● **Information provided**:

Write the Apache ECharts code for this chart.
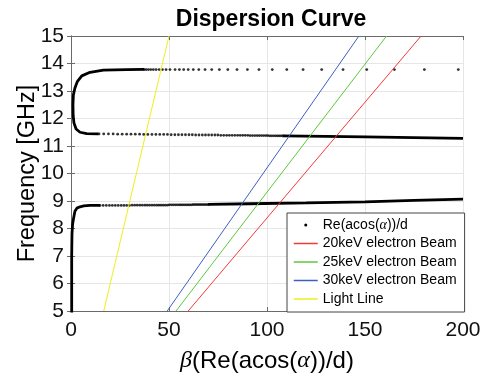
<!DOCTYPE html>
<html><head><meta charset="utf-8">
<script src="https://cdn.jsdelivr.net/npm/echarts@6/dist/echarts.min.js"></script>
<style>html,body{margin:0;padding:0;background:#fff}#c{width:485px;height:378px}</style>
</head><body><div id="c"></div><script>
// ---- data ----
const xTicks = [0, 50, 100, 150, 200];
const yTicks = [5, 6, 7, 8, 9, 10, 11, 12, 13, 14, 15];
const legendNames = ['Re(acos(α))/d', '20keV electron Beam', '25keV electron Beam', '30keV electron Beam', 'Light Line'];
const lineColors = ['#000000', '#f23a3a', '#5cc83c', '#3f5fc0', '#eeee1e'];

// solid (densely sampled) parts of the dispersion curve
const lowerSolid = [[0.35,4.9],[0.35,7.0],[0.5,7.8],[0.8,8.15],[1.2,8.33],[2.0,8.63],[3.0,8.74],[4.6,8.79],[6.5,8.82],[9.7,8.84],[14.8,8.84]];
const lowerTail = [[70,8.875],[91,8.90],[120,8.93],[150,8.97],[175,9.02],[200,9.07]];
const loopSolid = [[14,11.44],[8,11.45],[4.6,11.50],[2.6,11.62],[1.5,11.84],[1.1,12.1],[1.0,12.5],[1.2,12.85],[2.0,13.11],[3.2,13.34],[5.5,13.55],[9.7,13.68],[16.5,13.76],[28.4,13.78],[37.4,13.785]];
const middleTail = [[108,11.37],[130,11.35],[150,11.33],[175,11.305],[200,11.28]];

// sparse (dotted) parts of the dispersion curve
const upperDots = [[37.4,13.78],[38.4,13.78],[39.5,13.78],[40.7,13.78],[42.0,13.78],[43.4,13.78],[44.95,13.78],[46.65,13.78],[48.5,13.78],[50.5,13.78],[53.1,13.78],[55.3,13.78],[57.5,13.78],[59.8,13.78],[62.4,13.78],[65.2,13.78],[68.4,13.78],[71.8,13.78],[75.7,13.78],[80.0,13.78],[84.7,13.78],[90.0,13.78],[95.9,13.78],[102.7,13.78],[110.1,13.78],[118.4,13.78],[127.9,13.78],[138.8,13.78],[150.9,13.78],[165.0,13.78],[180.3,13.78],[197.6,13.78]];
const middleDots = [[14.3,11.44],[16.7,11.44],[19.1,11.44],[21.5,11.44],[23.8,11.43],[26.1,11.43],[28.4,11.43],[30.6,11.43],[32.8,11.43],[35.0,11.43],[37.1,11.42],[39.2,11.42],[41.3,11.42],[43.3,11.42],[45.3,11.42],[47.3,11.42],[49.2,11.42],[51.1,11.41],[53.0,11.41],[54.8,11.41],[56.6,11.41],[58.4,11.41],[60.2,11.41],[61.9,11.41],[63.6,11.40],[65.3,11.40],[67.0,11.40],[68.6,11.40],[70.2,11.40],[71.8,11.40],[73.4,11.40],[74.9,11.40],[76.4,11.39],[77.9,11.39],[79.4,11.39],[80.8,11.39],[82.2,11.39],[83.6,11.39],[85.0,11.39],[86.3,11.39],[87.6,11.39],[88.9,11.39],[90.2,11.39],[91.4,11.38],[92.6,11.38],[93.8,11.38],[95.0,11.38],[96.1,11.38],[97.2,11.38],[98.3,11.38],[99.4,11.38],[100.4,11.38],[101.4,11.37],[102.4,11.37],[103.4,11.37],[104.4,11.37],[105.3,11.37],[106.2,11.37],[107.1,11.37],[108.0,11.37]];
const lowerDots = [[14.8,8.84],[16.4,8.84],[18.0,8.84],[19.6,8.84],[21.1,8.84],[22.6,8.84],[24.1,8.84],[25.6,8.84],[27.0,8.84],[28.4,8.84],[29.8,8.84],[31.2,8.85],[32.5,8.85],[33.8,8.85],[35.1,8.85],[36.4,8.85],[37.7,8.85],[38.9,8.85],[40.1,8.85],[41.3,8.85],[42.5,8.85],[43.7,8.85],[44.8,8.85],[45.9,8.85],[47.0,8.85],[48.1,8.85],[49.2,8.85],[50.2,8.86],[51.2,8.86],[52.2,8.86],[53.2,8.86],[54.2,8.86],[55.2,8.86],[56.1,8.86],[57.0,8.86],[57.9,8.86],[58.8,8.86],[59.7,8.86],[60.6,8.86],[61.5,8.86],[62.3,8.87],[63.1,8.87],[63.9,8.87],[64.7,8.87],[65.5,8.87],[66.3,8.87],[67.1,8.87],[67.9,8.87],[68.7,8.87],[69.5,8.87],[70.3,8.875]];

// beam and light lines (beta, frequency)
const beam20 = [[59.8,5],[178.6,15]];
const beam25 = [[53.6,5],[161.0,15]];
const beam30 = [[49.1,5],[146.9,15]];
const lightLine = [[16.7,5],[50.0,15]];

// ---- chart ----
const FONT = '"Liberation Sans", Arial, Helvetica, sans-serif';
const MATH = {fontFamily:'"Liberation Serif", "DejaVu Serif", serif', fontStyle:'italic'};
const chart = echarts.init(document.getElementById('c'), null, {renderer:'canvas'});
const axisCol = '#6a6a6a';
const gridCol = '#e6e6e6';
function solid(data){return {type:'line', data, showSymbol:false, symbol:'none', silent:true,
  lineStyle:{color:'#000', width:2.8}, z:3, animation:false};}
function beam(name,data,color){return {type:'line', name, data, showSymbol:false, symbol:'none',
  color, lineStyle:{color, width:1}, itemStyle:{color}, z:4, animation:false};}

chart.setOption({
  animation:false,
  backgroundColor:'#fff',
  title:{text:'Dispersion Curve', left:266, top:3, textAlign:'center',
    textStyle:{fontFamily:FONT, fontSize:23, fontWeight:'bold', color:'#000'}},
  grid:{left:71, right:22, top:36, bottom:66, containLabel:false},
  legend:{orient:'vertical', left:287, top:213,
    data:legendNames.map((n,i)=> i===0 ? {name:n, itemStyle:{opacity:1}} :
      {name:n, itemStyle:{opacity:0}, lineStyle:{color:lineColors[i], width:1.5}}),
    itemWidth:24, itemHeight:3, itemGap:4.5, padding:[5,8,6,6],
    backgroundColor:'#fff', borderColor:'#444', borderWidth:1,
    textStyle:{fontFamily:FONT, fontSize:14, color:'#000', rich:{m:{...MATH, fontSize:14, color:'#000'}}},
    formatter:n => n.replace('α','{m|α}')},
  xAxis:[
    {type:'value', min:xTicks[0], max:xTicks[xTicks.length-1], interval:xTicks[1]-xTicks[0],
     name:'{m|β}(Re(acos({m|α}))/d)', nameLocation:'middle', nameGap:38, nameMoveOverlap:false,
     nameTextStyle:{fontFamily:FONT, fontSize:24, color:'#000', rich:{m:{...MATH, fontSize:24, color:'#000'}}},
     axisLine:{show:true, lineStyle:{color:axisCol, width:1}},
     axisTick:{show:true, inside:true, length:4, lineStyle:{color:axisCol}},
     axisLabel:{fontFamily:FONT, fontSize:21, color:'#111', margin:9},
     splitLine:{show:true, lineStyle:{color:gridCol, width:1}}},
    {type:'value', position:'top', min:xTicks[0], max:xTicks[xTicks.length-1], interval:xTicks[1]-xTicks[0],
     axisLine:{show:true, lineStyle:{color:axisCol, width:1}},
     axisTick:{show:true, inside:true, length:4, lineStyle:{color:axisCol}},
     axisLabel:{show:false}, splitLine:{show:false}}
  ],
  yAxis:[
    {type:'value', min:yTicks[0], max:yTicks[yTicks.length-1], interval:yTicks[1]-yTicks[0],
     name:'Frequency [GHz]', nameLocation:'middle', nameGap:31, nameRotate:90, nameMoveOverlap:false,
     nameTextStyle:{fontFamily:FONT, fontSize:23.5, color:'#000'},
     axisLine:{show:true, lineStyle:{color:axisCol, width:1}},
     axisTick:{show:true, inside:true, length:4, lineStyle:{color:axisCol}},
     axisLabel:{fontFamily:FONT, fontSize:21, color:'#111', margin:7},
     splitLine:{show:true, lineStyle:{color:gridCol, width:1}}},
    {type:'value', position:'right', min:yTicks[0], max:yTicks[yTicks.length-1], interval:yTicks[1]-yTicks[0],
     axisLine:{show:true, lineStyle:{color:axisCol, width:1}},
     axisTick:{show:true, inside:true, length:4, lineStyle:{color:axisCol}},
     axisLabel:{show:false}, splitLine:{show:false}}
  ],
  series:[
    solid(lowerSolid), solid(lowerTail), solid(loopSolid), solid(middleTail),
    {type:'scatter', name:legendNames[0], data:upperDots.concat(middleDots, lowerDots),
     symbol:'circle', symbolSize:2.8, itemStyle:{color:'#000'}, z:3, animation:false},
    beam(legendNames[1], beam20, lineColors[1]),
    beam(legendNames[2], beam25, lineColors[2]),
    beam(legendNames[3], beam30, lineColors[3]),
    beam(legendNames[4], lightLine, lineColors[4])
  ]
});
</script></body></html>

● **Written request**: Skip the pictures and restate exactly the lines from the beginning of the listing to the line with "['#000000', '#f23a3a', '#5cc83c', '#3f5fc0', '#eeee1e'];", that line included.

● **Correct answer**:
Write the Apache ECharts code for this chart.
<!DOCTYPE html>
<html><head><meta charset="utf-8">
<script src="https://cdn.jsdelivr.net/npm/echarts@6/dist/echarts.min.js"></script>
<style>html,body{margin:0;padding:0;background:#fff}#c{width:485px;height:378px}</style>
</head><body><div id="c"></div><script>
// ---- data ----
const xTicks = [0, 50, 100, 150, 200];
const yTicks = [5, 6, 7, 8, 9, 10, 11, 12, 13, 14, 15];
const legendNames = ['Re(acos(α))/d', '20keV electron Beam', '25keV electron Beam', '30keV electron Beam', 'Light Line'];
const lineColors = ['#000000', '#f23a3a', '#5cc83c', '#3f5fc0', '#eeee1e'];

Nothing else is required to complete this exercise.